Durante gran parte de su historia, las economías del sudeste asiático fueron principalmente rurales. Después de la Segunda Guerra Mundial, cerca del 80 % de la población vivía del campo y dependía directamente de la agricultura. Pero en las últimas décadas, esta realidad ha cambiado por completo.
Gracias al impulso del crecimiento económico de China, la región ha experimentado un desarrollo impresionante que ha transformado sus sociedades y paisajes. Entre los países que más destacan se encuentran Taiwán, Corea del Sur, Singapur y Hong Kong, conocidos en todo el mundo como los Cuatro Tigres Asiáticos o, de forma más poética, los Cuatro Dragones Dormidos.
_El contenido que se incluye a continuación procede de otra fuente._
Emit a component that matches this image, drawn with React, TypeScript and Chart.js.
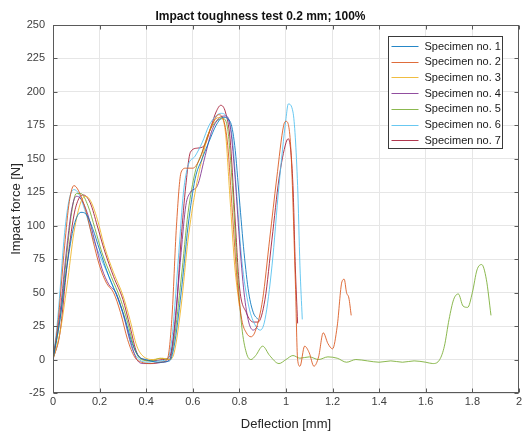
import React, { useEffect, useRef } from 'react';
import { Chart, registerables } from 'chart.js';

Chart.register(...registerables);

const titleText = 'Impact toughness test 0.2 mm; 100%';
const xAxisLabel = 'Deflection [mm]';
const yAxisLabel = 'Impact force [N]';
const seriesLabels = [
  'Specimen no. 1',
  'Specimen no. 2',
  'Specimen no. 3',
  'Specimen no. 4',
  'Specimen no. 5',
  'Specimen no. 6',
  'Specimen no. 7',
];
const seriesColors = [
  'rgba(0,114,189,0.85)',
  'rgba(217,83,25,0.85)',
  'rgba(237,177,32,0.85)',
  'rgba(126,47,142,0.85)',
  'rgba(119,172,48,0.85)',
  'rgba(77,190,238,0.85)',
  'rgba(162,20,47,0.85)',
];
const xTickValues = [0, 0.2, 0.4, 0.6, 0.8, 1, 1.2, 1.4, 1.6, 1.8, 2];
const yTickValues = [-25, 0, 25, 50, 75, 100, 125, 150, 175, 200, 225, 250];

const specimen1X = [0, 0.03, 0.06, 0.09, 0.12, 0.14, 0.17, 0.2, 0.24, 0.28, 0.31, 0.34, 0.37, 0.4, 0.45, 0.5, 0.52, 0.55, 0.58, 0.61, 0.64, 0.67, 0.7, 0.73, 0.76, 0.78, 0.8, 0.82, 0.84, 0.86, 0.88];
const specimen1Y = [0, 30, 70, 100, 110, 109, 98, 82, 62, 45, 30, 12, 2, 0, -2, -1, 10, 50, 100, 135, 150, 163, 175, 181, 178, 160, 120, 80, 50, 35, 30];

const specimen2X = [0, 0.02, 0.05, 0.07, 0.09, 0.11, 0.14, 0.17, 0.2, 0.23, 0.26, 0.29, 0.32, 0.35, 0.38, 0.42, 0.46, 0.49, 0.51, 0.53, 0.55, 0.57, 0.6, 0.63, 0.66, 0.69, 0.71, 0.73, 0.75, 0.77, 0.79, 0.81, 0.83, 0.85, 0.87, 0.9, 0.93, 0.96, 0.99, 1.0, 1.02, 1.04, 1.05, 1.06, 1.08, 1.1, 1.12, 1.14, 1.16, 1.18, 1.2, 1.22, 1.24, 1.25, 1.26, 1.27, 1.28];
const specimen2Y = [0, 25, 85, 118, 130, 126, 112, 90, 70, 57, 50, 35, 15, 2, -2, -3, -2, 0, 30, 100, 140, 143, 143, 150, 165, 178, 183, 180, 160, 110, 60, 30, 20, 17, 22, 45, 90, 135, 175, 178, 160, 60, 0, -5, 10, 5, -5, 2, 20, 12, 8, 25, 58, 60, 50, 46, 33];

const specimen3X = [0, 0.03, 0.06, 0.09, 0.12, 0.14, 0.16, 0.19, 0.22, 0.26, 0.3, 0.33, 0.36, 0.39, 0.43, 0.47, 0.5, 0.52, 0.55, 0.58, 0.61, 0.64, 0.67, 0.7, 0.72, 0.74, 0.76, 0.78, 0.8];
const specimen3Y = [0, 20, 55, 95, 118, 122, 119, 105, 85, 65, 48, 30, 10, 2, 0, 1, 0, 5, 40, 90, 125, 150, 170, 180, 181, 170, 120, 70, 40];

const specimen4X = [0, 0.03, 0.06, 0.08, 0.1, 0.12, 0.15, 0.18, 0.21, 0.24, 0.27, 0.3, 0.33, 0.36, 0.39, 0.43, 0.47, 0.5, 0.52, 0.55, 0.57, 0.59, 0.62, 0.65, 0.68, 0.71, 0.74, 0.76, 0.78, 0.8, 0.82, 0.84, 0.86, 0.88];
const specimen4Y = [0, 35, 85, 112, 122, 120, 108, 88, 68, 56, 50, 35, 15, 0, -3, -3, -2, 0, 20, 80, 115, 125, 130, 150, 170, 180, 182, 175, 140, 90, 50, 28, 22, 25];

const specimen5X = [0, 0.03, 0.06, 0.08, 0.1, 0.12, 0.15, 0.18, 0.21, 0.25, 0.29, 0.32, 0.35, 0.38, 0.42, 0.46, 0.5, 0.52, 0.55, 0.58, 0.61, 0.64, 0.67, 0.7, 0.73, 0.75, 0.77, 0.79, 0.81, 0.83, 0.85, 0.87, 0.9, 0.93, 0.97, 1.0, 1.03, 1.06, 1.1, 1.14, 1.18, 1.22, 1.26, 1.3, 1.35, 1.4, 1.45, 1.5, 1.55, 1.6, 1.63, 1.66, 1.68, 1.7, 1.72, 1.74, 1.76, 1.78, 1.8, 1.82, 1.84, 1.86, 1.88];
const specimen5Y = [0, 30, 80, 110, 124, 124, 115, 98, 80, 62, 45, 28, 8, 0, -1, 1, 0, 15, 60, 110, 140, 155, 170, 178, 180, 172, 130, 70, 25, 5, 0, 3, 10, 3, -3, 0, 3, 1, 2, 0, 2, 1, -2, 0, -1, -2, -1, -2, -1, -2, -3, 0, 10, 30, 45, 49, 40, 39, 50, 67, 71, 60, 33];

const specimen6X = [0, 0.02, 0.05, 0.07, 0.09, 0.11, 0.14, 0.17, 0.2, 0.24, 0.28, 0.31, 0.34, 0.37, 0.41, 0.45, 0.49, 0.51, 0.54, 0.56, 0.58, 0.61, 0.64, 0.67, 0.7, 0.72, 0.75, 0.77, 0.79, 0.81, 0.84, 0.87, 0.89, 0.91, 0.94, 0.97, 1.0, 1.01, 1.03, 1.05, 1.06, 1.07];
const specimen6Y = [0, 30, 95, 120, 127, 124, 110, 92, 78, 62, 45, 28, 8, 0, -2, -1, 0, 15, 80, 125, 145, 152, 162, 175, 182, 184, 180, 165, 120, 75, 40, 25, 22, 30, 70, 130, 180, 191, 185, 130, 70, 30];

const specimen7X = [0, 0.03, 0.06, 0.09, 0.11, 0.13, 0.16, 0.19, 0.22, 0.26, 0.3, 0.33, 0.36, 0.39, 0.43, 0.47, 0.5, 0.53, 0.55, 0.57, 0.59, 0.62, 0.65, 0.68, 0.7, 0.72, 0.74, 0.76, 0.78, 0.8, 0.83, 0.86, 0.88, 0.91, 0.94, 0.97, 1.0, 1.01, 1.03, 1.04, 1.05];
const specimen7Y = [0, 20, 70, 108, 120, 123, 117, 100, 82, 62, 45, 25, 5, 0, -1, 0, 2, 40, 90, 130, 155, 158, 160, 175, 185, 190, 185, 165, 110, 55, 35, 28, 28, 45, 90, 135, 162, 165, 130, 70, 27];

const seriesX = [specimen1X, specimen2X, specimen3X, specimen4X, specimen5X, specimen6X, specimen7X];
const seriesY = [specimen1Y, specimen2Y, specimen3Y, specimen4Y, specimen5Y, specimen6Y, specimen7Y];

const FONT = "'Liberation Sans', Arial, Helvetica, sans-serif";
const AXIS_COLOR = '#5a5a5a';
const TEXT_COLOR = '#404040';

const framePlugin = {
  id: 'matlabFrame',
  afterDatasetsDraw(chart: any) {
    const { ctx, chartArea: a, scales } = chart;
    ctx.save();
    ctx.strokeStyle = AXIS_COLOR;
    ctx.lineWidth = 1;
    const L = Math.round(a.left) + 0.5;
    const R = Math.round(a.right) - 0.5;
    const T = Math.round(a.top) + 0.5;
    const B = Math.round(a.bottom) - 0.5;
    ctx.strokeRect(L, T, R - L, B - T);
    const tl = 4;
    ctx.beginPath();
    xTickValues.forEach((v) => {
      const px = Math.round(scales.x.getPixelForValue(v)) + 0.5;
      ctx.moveTo(px, B);
      ctx.lineTo(px, B - tl);
      ctx.moveTo(px, T);
      ctx.lineTo(px, T + tl);
    });
    yTickValues.forEach((v) => {
      const py = Math.round(scales.y.getPixelForValue(v)) + 0.5;
      ctx.moveTo(L, py);
      ctx.lineTo(L + tl, py);
      ctx.moveTo(R, py);
      ctx.lineTo(R - tl, py);
    });
    ctx.stroke();

    // legend box (inside axes, north-east)
    const boxRight = Math.round(a.right) - 16.5;
    const boxLeft = boxRight - 114;
    const boxTop = Math.round(a.top) + 11.5;
    const rowH = 15.7;
    const boxH = 112;
    ctx.fillStyle = '#ffffff';
    ctx.fillRect(boxLeft, boxTop, boxRight - boxLeft, boxH);
    ctx.strokeStyle = '#3a3a3a';
    ctx.strokeRect(boxLeft, boxTop, boxRight - boxLeft, boxH);
    ctx.font = `11px ${FONT}`;
    ctx.textBaseline = 'middle';
    ctx.textAlign = 'left';
    chart.data.datasets.forEach((ds: any, i: number) => {
      const cy = boxTop + 9.5 + i * rowH;
      ctx.strokeStyle = ds.borderColor;
      ctx.lineWidth = 1;
      ctx.beginPath();
      ctx.moveTo(boxLeft + 3, Math.round(cy) + 0.5);
      ctx.lineTo(boxLeft + 30, Math.round(cy) + 0.5);
      ctx.stroke();
      ctx.fillStyle = '#1a1a1a';
      ctx.fillText(ds.label, boxLeft + 36, cy + 0.5);
    });
    ctx.restore();
  },
};

export default function App() {
  const canvasRef = useRef<HTMLCanvasElement | null>(null);

  useEffect(() => {
    if (!canvasRef.current) return;
    const datasets = seriesLabels.map((label, i) => ({
      label,
      data: seriesX[i].map((x, j) => ({ x, y: seriesY[i][j] })),
      borderColor: seriesColors[i],
      backgroundColor: seriesColors[i],
      borderWidth: 1,
      pointRadius: 0,
      fill: false,
      cubicInterpolationMode: 'monotone' as const,
    }));

    const chart = new Chart(canvasRef.current, {
      type: 'line',
      data: { datasets },
      plugins: [framePlugin],
      options: {
        animation: false,
        responsive: false,
        maintainAspectRatio: false,
        layout: { padding: { left: 0, right: 3, top: 0, bottom: 0 } },
        plugins: {
          legend: { display: false },
          tooltip: { enabled: false },
          title: {
            display: true,
            text: titleText,
            color: '#111111',
            font: { family: FONT, size: 12, weight: 'bold', lineHeight: 1.2 },
            padding: { top: 9, bottom: 1.6 },
          },
        },
        scales: {
          x: {
            type: 'linear',
            min: 0,
            max: 2,
            afterFit: (s: any) => {
              s.height = 42;
            },
            afterBuildTicks: (s: any) => {
              s.ticks = xTickValues.map((v) => ({ value: v }));
            },
            ticks: {
              color: TEXT_COLOR,
              font: { family: FONT, size: 11 },
              padding: 2,
              maxRotation: 0,
              autoSkip: false,
              callback: (v: any) => String(Number(Number(v).toFixed(1))),
            },
            grid: { color: '#e6e6e6', drawTicks: false },
            border: { display: false },
            title: {
              display: true,
              text: xAxisLabel,
              color: '#262626',
              font: { family: FONT, size: 13 },
              padding: { top: 0, bottom: 3 },
            },
          },
          y: {
            type: 'linear',
            min: -25,
            max: 250,
            afterFit: (s: any) => {
              s.width = 53;
            },
            afterBuildTicks: (s: any) => {
              s.ticks = yTickValues.map((v) => ({ value: v }));
            },
            ticks: {
              color: TEXT_COLOR,
              font: { family: FONT, size: 11 },
              padding: 8,
              autoSkip: false,
            },
            grid: { color: '#e6e6e6', drawTicks: false },
            border: { display: false },
            title: {
              display: true,
              text: yAxisLabel,
              color: '#262626',
              font: { family: FONT, size: 13 },
              padding: { top: 9, bottom: 0 },
            },
          },
        },
      },
    });
    return () => chart.destroy();
  }, []);

  return (
    <div style={{ position: 'fixed', left: 0, top: 0, width: 524, height: 435, background: '#ffffff' }}>
      <canvas ref={canvasRef} width={524} height={435} style={{ width: 524, height: 435, display: 'block' }} />
    </div>
  );
}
Hoy vamos a centrarnos en uno de ellos: Singapur. Un pequeño territorio que, en apenas unas décadas, pasó de ser un modesto puerto comercial a convertirse en una de las economías más dinámicas, innovadoras y prósperas del planeta.
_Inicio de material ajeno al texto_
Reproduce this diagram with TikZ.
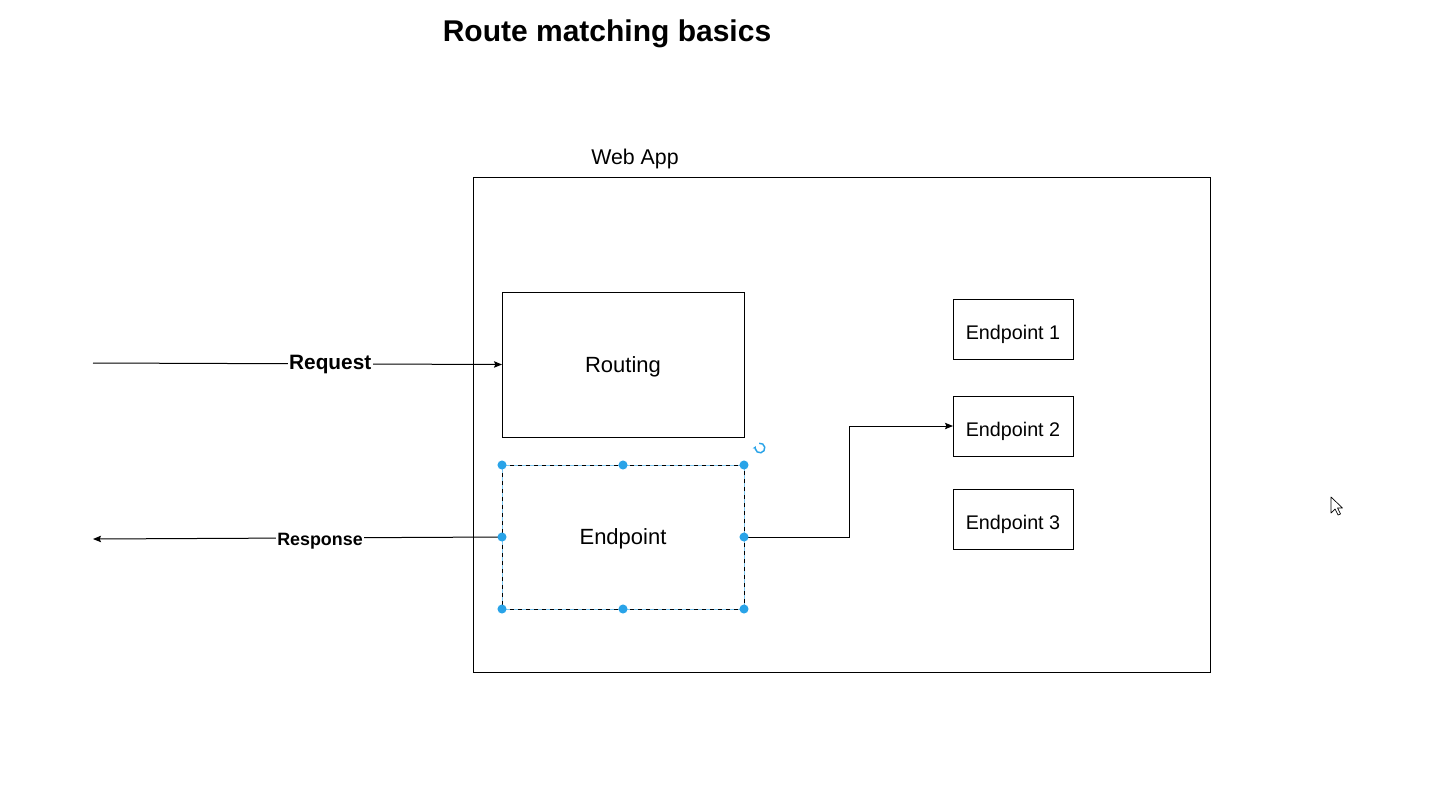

Singapur fue una colonia británica desde 1819, y no fue hasta 1959 cuando logró su independencia. Poco después, se integró en la Federación de Malasia, aunque esta unión resultó breve y conflictiva. Las tensiones políticas y económicas, sumadas a la influencia de las autoridades chinas —que en ese momento vivían su propio proceso de transformación, llevaron finalmente a que Singapur se separara de la federación y se convirtiera en un estado independiente.
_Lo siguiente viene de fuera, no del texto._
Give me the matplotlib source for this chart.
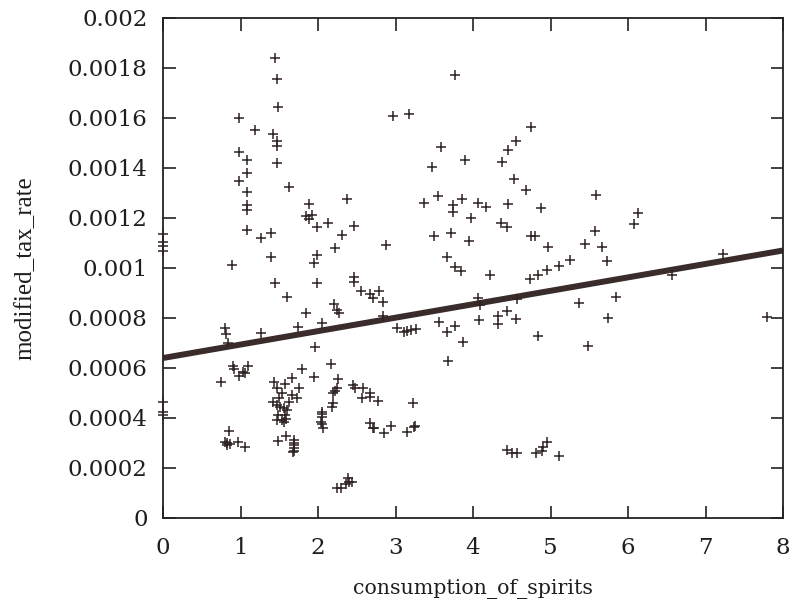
import matplotlib
matplotlib.use("Agg")
import matplotlib.pyplot as plt

# consumption_of_spirits (x) and modified_tax_rate (y) per observation
spirits = [
    1.45, 1.47, 1.49, 0.985, 1.19, 1.42, 1.47, 1.47, 0.985, 1.09, 1.475, 1.09, 0.985,
    1.09, 1.62, 1.09, 1.09, 1.89, 1.845, 1.92, 1.89, 1.99, 1.09, 1.27, 1.39,
    0.0, 0.0, 0.0, 0.0, 1.39, 1.99, 1.95, 0.886, 1.44, 1.99, 1.6, 1.845, 1.74,
    0.796, 0.809, 1.27, 0.843, 1.965,
    0.907, 0.916, 0.977, 1.028, 1.054, 1.10, 0.748, 1.79, 1.95, 1.43, 1.66, 1.57,
    1.47, 1.76, 1.53, 1.67, 1.725, 1.50, 1.415, 1.626, 1.467, 1.51, 1.561, 1.596,
    1.488, 1.574, 1.467, 1.531, 1.587, 1.561, 0.0, 0.0, 0.0, 0.856, 0.80, 0.83,
    0.86, 0.83, 0.972, 1.062, 1.488, 1.587, 1.69, 1.69, 1.69, 1.69, 1.69, 1.68,
    3.768, 2.968, 3.17, 3.587, 3.471, 3.901,
    2.37, 2.133, 2.469, 2.306, 2.219, 2.873, 2.469, 2.469, 2.555, 2.671, 2.706,
    2.787, 2.835, 2.206, 2.249, 2.275, 2.048, 2.835, 3.023, 3.11, 3.152, 3.196,
    3.265, 3.368, 3.552, 3.738, 3.738, 3.854, 4.06, 3.97, 3.501, 3.716, 3.953,
    3.66, 3.768, 3.841, 4.06, 4.082, 3.565, 3.768, 3.66, 3.867,
    2.168, 2.254, 2.241, 2.219, 2.19, 2.198, 2.176, 2.055, 2.055, 2.05, 2.045,
    2.05, 2.06, 2.456, 2.477, 2.577, 2.563, 2.671, 2.671, 2.779, 3.222, 3.673,
    2.671, 2.706, 2.723, 2.852, 2.938, 3.144, 3.239, 3.252, 2.249, 2.293, 2.361,
    2.391, 2.435, 2.404,
    4.748, 4.555, 4.456, 4.37, 4.533, 4.684, 5.583, 4.168, 4.456, 4.877, 4.361,
    4.435, 5.574, 4.748, 4.8, 4.972, 5.445, 5.668,
    5.252, 5.114, 4.951, 4.843, 4.735, 4.219, 5.733, 4.09, 4.563, 4.435, 4.318,
    4.318, 4.555, 4.834, 5.368, 5.845, 5.746, 5.48, 4.435, 4.499, 4.564, 4.813,
    4.886, 4.907, 4.951, 5.114,
    6.133, 6.082, 7.23, 6.564, 7.79,
]

tax_rate = [
    0.00184, 0.001757, 0.001644, 0.001601, 0.001551, 0.001536, 0.001509, 0.001489,
    0.001464, 0.001431, 0.001421, 0.00138, 0.001348,
    0.001305, 0.001323, 0.001253, 0.001232, 0.001256, 0.001209, 0.001213, 0.001195,
    0.001163, 0.001152, 0.00112, 0.001139,
    0.001136, 0.001104, 0.001088, 0.001069, 0.001043, 0.001053, 0.001019, 0.001012,
    0.000939, 0.000939, 0.000885, 0.000821, 0.000765,
    0.000759, 0.000736, 0.000739, 0.000701, 0.000685,
    0.000609, 0.000596, 0.000569, 0.000585, 0.00058, 0.000609, 0.000543, 0.000596,
    0.000564, 0.000545, 0.000561, 0.000535,
    0.000519, 0.000519, 0.000499, 0.000492, 0.000479, 0.000479, 0.000463, 0.000463,
    0.000452, 0.000445, 0.000439, 0.000432,
    0.000412, 0.000412, 0.000392, 0.000392, 0.000396, 0.000383, 0.000463, 0.000425,
    0.000412, 0.000348, 0.000303, 0.0003,
    0.000298, 0.000292, 0.000305, 0.000285, 0.000309, 0.000329, 0.000311, 0.000301,
    0.000292, 0.000281, 0.000268, 0.000264,
    0.001772, 0.001608, 0.001616, 0.001483, 0.001404, 0.001431,
    0.001276, 0.001179, 0.001169, 0.001132, 0.001079, 0.001091, 0.000965, 0.000945,
    0.000909, 0.000896, 0.000879,
    0.000908, 0.000863, 0.000855, 0.000832, 0.000819, 0.000779, 0.000808, 0.000761,
    0.000745, 0.000749, 0.000752,
    0.000755, 0.001261, 0.001288, 0.001252, 0.001225, 0.001276, 0.001261, 0.001199,
    0.001128, 0.001139, 0.001108,
    0.001045, 0.001003, 0.000988, 0.000879, 0.000792, 0.000785, 0.000768, 0.000743,
    0.000703,
    0.000615, 0.000555, 0.000519, 0.000508, 0.000501, 0.000459, 0.000445, 0.000425,
    0.000415, 0.000405, 0.000385,
    0.000375, 0.000361, 0.000532, 0.000521, 0.000521, 0.000481, 0.000499, 0.000485,
    0.000469, 0.000461, 0.000628,
    0.000379, 0.000361, 0.000359, 0.000341, 0.000368, 0.000345, 0.000365, 0.000369,
    0.000121, 0.000121, 0.000135,
    0.000159, 0.000145, 0.000143,
    0.001565, 0.001509, 0.001472, 0.001425, 0.001355, 0.001312, 0.001291, 0.001245,
    0.001255, 0.00124, 0.001179,
    0.001165, 0.001148, 0.001128, 0.001128, 0.001085, 0.001095, 0.001085,
    0.001032, 0.001008, 0.000992, 0.000972, 0.000955, 0.000972, 0.001028, 0.000852,
    0.000875, 0.000828, 0.000808,
    0.000775, 0.000796, 0.000728, 0.000859, 0.000883, 0.000801, 0.000688, 0.000272,
    0.000259, 0.000259, 0.000261,
    0.000269, 0.000285, 0.000303, 0.000248,
    0.001221, 0.001175, 0.001056, 0.000972, 0.000805,
]

# least-squares trend line
fit_intercept = 0.00064
fit_slope = 0.00005375
fit_x = [0.0, 8.0]

x_ticks = [0, 1, 2, 3, 4, 5, 6, 7, 8]
y_ticks = [0, 0.0002, 0.0004, 0.0006, 0.0008, 0.001, 0.0012, 0.0014, 0.0016, 0.0018, 0.002]
y_tick_labels = ["0", "0.0002", "0.0004", "0.0006", "0.0008", "0.001", "0.0012",
                 "0.0014", "0.0016", "0.0018", "0.002"]

fig = plt.figure(figsize=(7.89, 6.02), dpi=100)
ax = fig.add_axes([163 / 789, 1 - 518 / 602, 620 / 789, 500 / 602])

fit_y = [fit_intercept + fit_slope * v for v in fit_x]
ax.plot(fit_x, fit_y, color="#3b2c2c", linewidth=4.3, solid_capstyle="butt", zorder=2)
ax.plot(spirits, tax_rate, linestyle="none", marker="+", markersize=6.5,
        markeredgewidth=1.1, color="#2e2222", clip_on=False, zorder=3)

ax.set_xlim(0, 8)
ax.set_ylim(0, 0.002)
ax.set_xticks(x_ticks)
ax.set_xticklabels([str(t) for t in x_ticks])
ax.set_yticks(y_ticks)
ax.set_yticklabels(y_tick_labels)

for spine in ax.spines.values():
    spine.set_linewidth(1.3)
    spine.set_color("#222222")

ax.tick_params(axis="both", which="major", direction="in", length=9, width=1.2,
               color="#222222", top=True, right=True, labelcolor="#1e1e1e")
ax.tick_params(axis="x", pad=14)
ax.tick_params(axis="y", pad=11)
for lbl in ax.get_xticklabels() + ax.get_yticklabels():
    lbl.set_fontfamily("DejaVu Serif")
    lbl.set_fontsize(16.5)

ax.set_xlabel("consumption_of_spirits", fontfamily="DejaVu Serif", fontsize=14.8,
              color="#1e1e1e")
ax.xaxis.set_label_coords(0.5, -0.142)
ax.xaxis.label.set_va("center")
ax.set_ylabel("modified_tax_rate", fontfamily="Liberation Serif", fontsize=18,
              color="#1e1e1e")
ax.yaxis.set_label_coords(-0.2226, 0.5)
ax.yaxis.label.set_va("center")

fig.savefig("out.png", dpi=100, facecolor="white")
A partir de ese momento, el país inició un proceso de desarrollo vertiginoso. Su éxito se basó en varias medidas clave: la integración de los sindicatos en los órganos de gobierno para reducir los conflictos laborales, una política de incentivos fiscales destinada a atraer grandes multinacionales extranjeras, y una profunda reforma educativa que transformó el sistema de enseñanza en todos sus niveles.
Gracias a estas estrategias, Singapur pasó en pocas décadas de ser una pequeña colonia portuaria a convertirse en un centro industrial y financiero de primer nivel, reconocido en todo el mundo por su innovación, su estabilidad y su mano de obra altamente cualificada.